— START OF Information supplied —

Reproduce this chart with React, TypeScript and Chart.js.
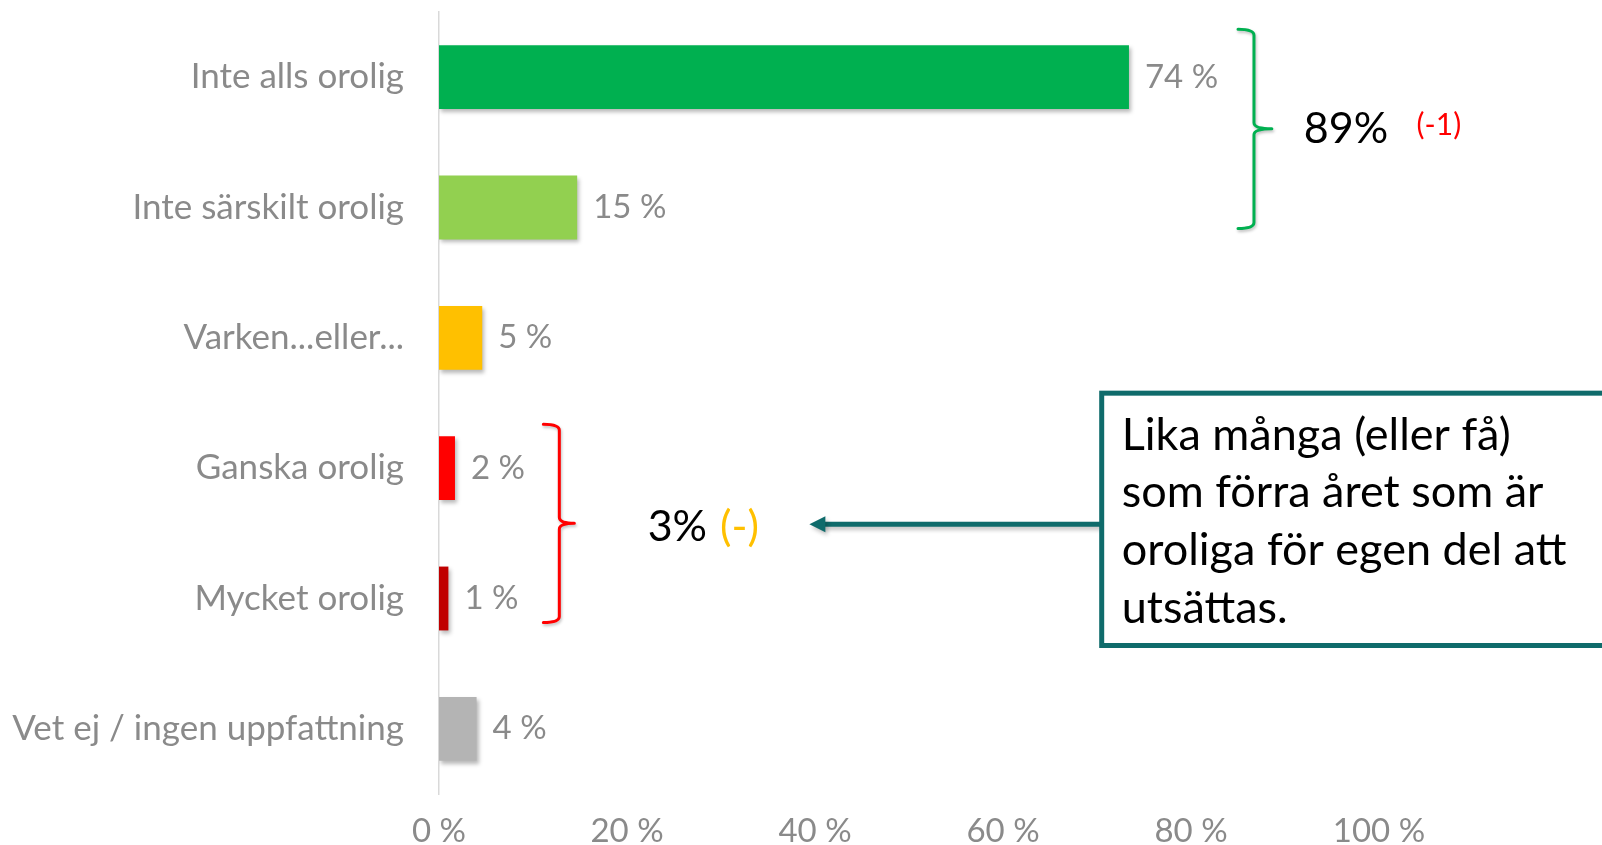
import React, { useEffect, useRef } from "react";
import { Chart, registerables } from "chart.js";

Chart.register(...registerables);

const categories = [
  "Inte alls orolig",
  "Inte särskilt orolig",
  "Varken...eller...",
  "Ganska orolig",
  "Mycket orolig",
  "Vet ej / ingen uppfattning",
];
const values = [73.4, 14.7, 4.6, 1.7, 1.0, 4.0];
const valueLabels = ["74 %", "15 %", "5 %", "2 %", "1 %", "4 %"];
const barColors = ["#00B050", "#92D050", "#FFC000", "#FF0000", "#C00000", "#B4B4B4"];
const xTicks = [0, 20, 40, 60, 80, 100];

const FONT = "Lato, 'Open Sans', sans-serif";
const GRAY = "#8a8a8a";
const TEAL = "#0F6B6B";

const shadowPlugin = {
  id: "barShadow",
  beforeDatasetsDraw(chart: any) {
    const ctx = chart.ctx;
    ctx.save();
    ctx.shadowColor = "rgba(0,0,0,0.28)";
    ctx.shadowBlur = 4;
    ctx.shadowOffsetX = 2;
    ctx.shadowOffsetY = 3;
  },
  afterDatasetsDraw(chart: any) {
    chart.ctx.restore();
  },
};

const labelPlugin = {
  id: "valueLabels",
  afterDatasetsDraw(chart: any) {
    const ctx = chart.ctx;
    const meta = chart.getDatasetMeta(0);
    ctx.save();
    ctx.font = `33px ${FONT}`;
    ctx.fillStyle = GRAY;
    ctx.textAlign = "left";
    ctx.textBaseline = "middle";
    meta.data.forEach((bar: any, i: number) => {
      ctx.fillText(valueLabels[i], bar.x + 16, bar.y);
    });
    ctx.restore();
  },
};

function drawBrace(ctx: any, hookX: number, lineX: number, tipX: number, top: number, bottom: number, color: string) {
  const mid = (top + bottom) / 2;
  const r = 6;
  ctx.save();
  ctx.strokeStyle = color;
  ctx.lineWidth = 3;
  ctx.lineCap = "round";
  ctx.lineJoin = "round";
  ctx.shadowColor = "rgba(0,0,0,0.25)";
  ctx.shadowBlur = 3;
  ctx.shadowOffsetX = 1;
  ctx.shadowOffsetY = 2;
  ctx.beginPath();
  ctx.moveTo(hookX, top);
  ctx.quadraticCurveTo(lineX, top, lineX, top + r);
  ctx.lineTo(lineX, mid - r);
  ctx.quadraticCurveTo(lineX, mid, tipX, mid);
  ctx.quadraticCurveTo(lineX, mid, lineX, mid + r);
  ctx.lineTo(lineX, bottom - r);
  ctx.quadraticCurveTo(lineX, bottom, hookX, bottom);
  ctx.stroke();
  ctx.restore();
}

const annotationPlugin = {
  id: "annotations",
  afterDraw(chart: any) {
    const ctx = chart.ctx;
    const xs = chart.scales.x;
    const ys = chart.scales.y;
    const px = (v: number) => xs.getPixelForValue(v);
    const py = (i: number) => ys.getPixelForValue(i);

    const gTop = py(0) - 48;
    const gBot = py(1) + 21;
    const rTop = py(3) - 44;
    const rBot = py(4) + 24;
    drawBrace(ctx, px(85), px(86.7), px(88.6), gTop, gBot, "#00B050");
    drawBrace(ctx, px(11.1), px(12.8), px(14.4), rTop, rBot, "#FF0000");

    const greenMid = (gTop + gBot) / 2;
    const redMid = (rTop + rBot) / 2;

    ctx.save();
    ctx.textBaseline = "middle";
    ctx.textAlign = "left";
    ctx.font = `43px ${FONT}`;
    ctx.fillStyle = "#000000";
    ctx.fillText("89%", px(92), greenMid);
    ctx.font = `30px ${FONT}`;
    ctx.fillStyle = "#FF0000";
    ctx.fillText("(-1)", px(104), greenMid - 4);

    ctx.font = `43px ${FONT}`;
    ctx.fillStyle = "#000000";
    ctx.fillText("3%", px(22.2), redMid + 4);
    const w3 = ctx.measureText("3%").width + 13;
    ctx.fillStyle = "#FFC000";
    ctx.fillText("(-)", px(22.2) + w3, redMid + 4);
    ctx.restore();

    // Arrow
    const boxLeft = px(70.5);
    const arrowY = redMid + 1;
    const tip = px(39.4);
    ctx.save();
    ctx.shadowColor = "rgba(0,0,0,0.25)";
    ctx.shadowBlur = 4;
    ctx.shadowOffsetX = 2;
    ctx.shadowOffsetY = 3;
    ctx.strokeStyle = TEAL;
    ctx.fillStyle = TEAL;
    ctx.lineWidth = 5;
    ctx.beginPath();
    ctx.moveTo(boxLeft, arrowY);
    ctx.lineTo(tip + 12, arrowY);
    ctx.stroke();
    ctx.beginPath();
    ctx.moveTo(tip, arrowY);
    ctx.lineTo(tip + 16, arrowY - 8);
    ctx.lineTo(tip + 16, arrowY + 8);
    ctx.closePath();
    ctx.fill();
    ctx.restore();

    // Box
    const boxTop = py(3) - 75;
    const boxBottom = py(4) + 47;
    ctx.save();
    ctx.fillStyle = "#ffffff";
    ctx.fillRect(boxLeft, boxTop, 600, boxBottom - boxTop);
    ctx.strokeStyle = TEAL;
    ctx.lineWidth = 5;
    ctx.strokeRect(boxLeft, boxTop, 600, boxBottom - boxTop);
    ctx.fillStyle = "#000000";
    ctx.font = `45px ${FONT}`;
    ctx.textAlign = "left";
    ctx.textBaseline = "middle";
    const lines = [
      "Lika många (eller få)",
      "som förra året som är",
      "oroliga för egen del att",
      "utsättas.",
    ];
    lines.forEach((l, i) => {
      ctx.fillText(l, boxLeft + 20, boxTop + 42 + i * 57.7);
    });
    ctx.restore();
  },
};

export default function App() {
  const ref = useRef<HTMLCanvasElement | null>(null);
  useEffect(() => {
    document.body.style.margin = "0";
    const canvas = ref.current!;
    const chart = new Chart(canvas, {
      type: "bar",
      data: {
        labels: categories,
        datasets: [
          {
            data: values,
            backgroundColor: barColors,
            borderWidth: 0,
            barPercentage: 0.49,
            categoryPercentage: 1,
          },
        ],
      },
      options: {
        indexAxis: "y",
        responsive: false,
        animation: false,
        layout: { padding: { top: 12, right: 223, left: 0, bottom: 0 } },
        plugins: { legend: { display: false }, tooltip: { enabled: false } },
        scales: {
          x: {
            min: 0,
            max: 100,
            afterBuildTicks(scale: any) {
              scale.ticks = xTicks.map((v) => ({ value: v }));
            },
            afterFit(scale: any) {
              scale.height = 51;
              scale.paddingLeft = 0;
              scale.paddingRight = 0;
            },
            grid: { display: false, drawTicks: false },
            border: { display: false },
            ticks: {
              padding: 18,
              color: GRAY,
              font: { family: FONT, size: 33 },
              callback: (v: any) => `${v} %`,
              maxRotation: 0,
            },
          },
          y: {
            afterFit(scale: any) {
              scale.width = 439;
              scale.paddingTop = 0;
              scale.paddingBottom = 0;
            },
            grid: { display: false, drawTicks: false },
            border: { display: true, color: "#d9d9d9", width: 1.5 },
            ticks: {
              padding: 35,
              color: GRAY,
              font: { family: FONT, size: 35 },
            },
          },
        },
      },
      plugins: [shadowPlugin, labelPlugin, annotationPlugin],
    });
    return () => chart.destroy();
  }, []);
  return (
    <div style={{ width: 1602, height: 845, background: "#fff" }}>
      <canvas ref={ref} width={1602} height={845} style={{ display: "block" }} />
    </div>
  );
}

— END OF Information supplied —

= Task instructions =
Print out the material word for word, omitting the pictures.

= The solution =
Reproduce this chart with React, TypeScript and Chart.js.
import React, { useEffect, useRef } from "react";
import { Chart, registerables } from "chart.js";

Chart.register(...registerables);

const categories = [
  "Inte alls orolig",
  "Inte särskilt orolig",
  "Varken...eller...",
  "Ganska orolig",
  "Mycket orolig",
  "Vet ej / ingen uppfattning",
];
const values = [73.4, 14.7, 4.6, 1.7, 1.0, 4.0];
const valueLabels = ["74 %", "15 %", "5 %", "2 %", "1 %", "4 %"];
const barColors = ["#00B050", "#92D050", "#FFC000", "#FF0000", "#C00000", "#B4B4B4"];
const xTicks = [0, 20, 40, 60, 80, 100];

const FONT = "Lato, 'Open Sans', sans-serif";
const GRAY = "#8a8a8a";
const TEAL = "#0F6B6B";

const shadowPlugin = {
  id: "barShadow",
  beforeDatasetsDraw(chart: any) {
    const ctx = chart.ctx;
    ctx.save();
    ctx.shadowColor = "rgba(0,0,0,0.28)";
    ctx.shadowBlur = 4;
    ctx.shadowOffsetX = 2;
    ctx.shadowOffsetY = 3;
  },
  afterDatasetsDraw(chart: any) {
    chart.ctx.restore();
  },
};

const labelPlugin = {
  id: "valueLabels",
  afterDatasetsDraw(chart: any) {
    const ctx = chart.ctx;
    const meta = chart.getDatasetMeta(0);
    ctx.save();
    ctx.font = `33px ${FONT}`;
    ctx.fillStyle = GRAY;
    ctx.textAlign = "left";
    ctx.textBaseline = "middle";
    meta.data.forEach((bar: any, i: number) => {
      ctx.fillText(valueLabels[i], bar.x + 16, bar.y);
    });
    ctx.restore();
  },
};

function drawBrace(ctx: any, hookX: number, lineX: number, tipX: number, top: number, bottom: number, color: string) {
  const mid = (top + bottom) / 2;
  const r = 6;
  ctx.save();
  ctx.strokeStyle = color;
  ctx.lineWidth = 3;
  ctx.lineCap = "round";
  ctx.lineJoin = "round";
  ctx.shadowColor = "rgba(0,0,0,0.25)";
  ctx.shadowBlur = 3;
  ctx.shadowOffsetX = 1;
  ctx.shadowOffsetY = 2;
  ctx.beginPath();
  ctx.moveTo(hookX, top);
  ctx.quadraticCurveTo(lineX, top, lineX, top + r);
  ctx.lineTo(lineX, mid - r);
  ctx.quadraticCurveTo(lineX, mid, tipX, mid);
  ctx.quadraticCurveTo(lineX, mid, lineX, mid + r);
  ctx.lineTo(lineX, bottom - r);
  ctx.quadraticCurveTo(lineX, bottom, hookX, bottom);
  ctx.stroke();
  ctx.restore();
}

const annotationPlugin = {
  id: "annotations",
  afterDraw(chart: any) {
    const ctx = chart.ctx;
    const xs = chart.scales.x;
    const ys = chart.scales.y;
    const px = (v: number) => xs.getPixelForValue(v);
    const py = (i: number) => ys.getPixelForValue(i);

    const gTop = py(0) - 48;
    const gBot = py(1) + 21;
    const rTop = py(3) - 44;
    const rBot = py(4) + 24;
    drawBrace(ctx, px(85), px(86.7), px(88.6), gTop, gBot, "#00B050");
    drawBrace(ctx, px(11.1), px(12.8), px(14.4), rTop, rBot, "#FF0000");

    const greenMid = (gTop + gBot) / 2;
    const redMid = (rTop + rBot) / 2;

    ctx.save();
    ctx.textBaseline = "middle";
    ctx.textAlign = "left";
    ctx.font = `43px ${FONT}`;
    ctx.fillStyle = "#000000";
    ctx.fillText("89%", px(92), greenMid);
    ctx.font = `30px ${FONT}`;
    ctx.fillStyle = "#FF0000";
    ctx.fillText("(-1)", px(104), greenMid - 4);

    ctx.font = `43px ${FONT}`;
    ctx.fillStyle = "#000000";
    ctx.fillText("3%", px(22.2), redMid + 4);
    const w3 = ctx.measureText("3%").width + 13;
    ctx.fillStyle = "#FFC000";
    ctx.fillText("(-)", px(22.2) + w3, redMid + 4);
    ctx.restore();

    // Arrow
    const boxLeft = px(70.5);
    const arrowY = redMid + 1;
    const tip = px(39.4);
    ctx.save();
    ctx.shadowColor = "rgba(0,0,0,0.25)";
    ctx.shadowBlur = 4;
    ctx.shadowOffsetX = 2;
    ctx.shadowOffsetY = 3;
    ctx.strokeStyle = TEAL;
    ctx.fillStyle = TEAL;
    ctx.lineWidth = 5;
    ctx.beginPath();
    ctx.moveTo(boxLeft, arrowY);
    ctx.lineTo(tip + 12, arrowY);
    ctx.stroke();
    ctx.beginPath();
    ctx.moveTo(tip, arrowY);
    ctx.lineTo(tip + 16, arrowY - 8);
    ctx.lineTo(tip + 16, arrowY + 8);
    ctx.closePath();
    ctx.fill();
    ctx.restore();

    // Box
    const boxTop = py(3) - 75;
    const boxBottom = py(4) + 47;
    ctx.save();
    ctx.fillStyle = "#ffffff";
    ctx.fillRect(boxLeft, boxTop, 600, boxBottom - boxTop);
    ctx.strokeStyle = TEAL;
    ctx.lineWidth = 5;
    ctx.strokeRect(boxLeft, boxTop, 600, boxBottom - boxTop);
    ctx.fillStyle = "#000000";
    ctx.font = `45px ${FONT}`;
    ctx.textAlign = "left";
    ctx.textBaseline = "middle";
    const lines = [
      "Lika många (eller få)",
      "som förra året som är",
      "oroliga för egen del att",
      "utsättas.",
    ];
    lines.forEach((l, i) => {
      ctx.fillText(l, boxLeft + 20, boxTop + 42 + i * 57.7);
    });
    ctx.restore();
  },
};

export default function App() {
  const ref = useRef<HTMLCanvasElement | null>(null);
  useEffect(() => {
    document.body.style.margin = "0";
    const canvas = ref.current!;
    const chart = new Chart(canvas, {
      type: "bar",
      data: {
        labels: categories,
        datasets: [
          {
            data: values,
            backgroundColor: barColors,
            borderWidth: 0,
            barPercentage: 0.49,
            categoryPercentage: 1,
          },
        ],
      },
      options: {
        indexAxis: "y",
        responsive: false,
        animation: false,
        layout: { padding: { top: 12, right: 223, left: 0, bottom: 0 } },
        plugins: { legend: { display: false }, tooltip: { enabled: false } },
        scales: {
          x: {
            min: 0,
            max: 100,
            afterBuildTicks(scale: any) {
              scale.ticks = xTicks.map((v) => ({ value: v }));
            },
            afterFit(scale: any) {
              scale.height = 51;
              scale.paddingLeft = 0;
              scale.paddingRight = 0;
            },
            grid: { display: false, drawTicks: false },
            border: { display: false },
            ticks: {
              padding: 18,
              color: GRAY,
              font: { family: FONT, size: 33 },
              callback: (v: any) => `${v} %`,
              maxRotation: 0,
            },
          },
          y: {
            afterFit(scale: any) {
              scale.width = 439;
              scale.paddingTop = 0;
              scale.paddingBottom = 0;
            },
            grid: { display: false, drawTicks: false },
            border: { display: true, color: "#d9d9d9", width: 1.5 },
            ticks: {
              padding: 35,
              color: GRAY,
              font: { family: FONT, size: 35 },
            },
          },
        },
      },
      plugins: [shadowPlugin, labelPlugin, annotationPlugin],
    });
    return () => chart.destroy();
  }, []);
  return (
    <div style={{ width: 1602, height: 845, background: "#fff" }}>
      <canvas ref={ref} width={1602} height={845} style={{ display: "block" }} />
    </div>
  );
}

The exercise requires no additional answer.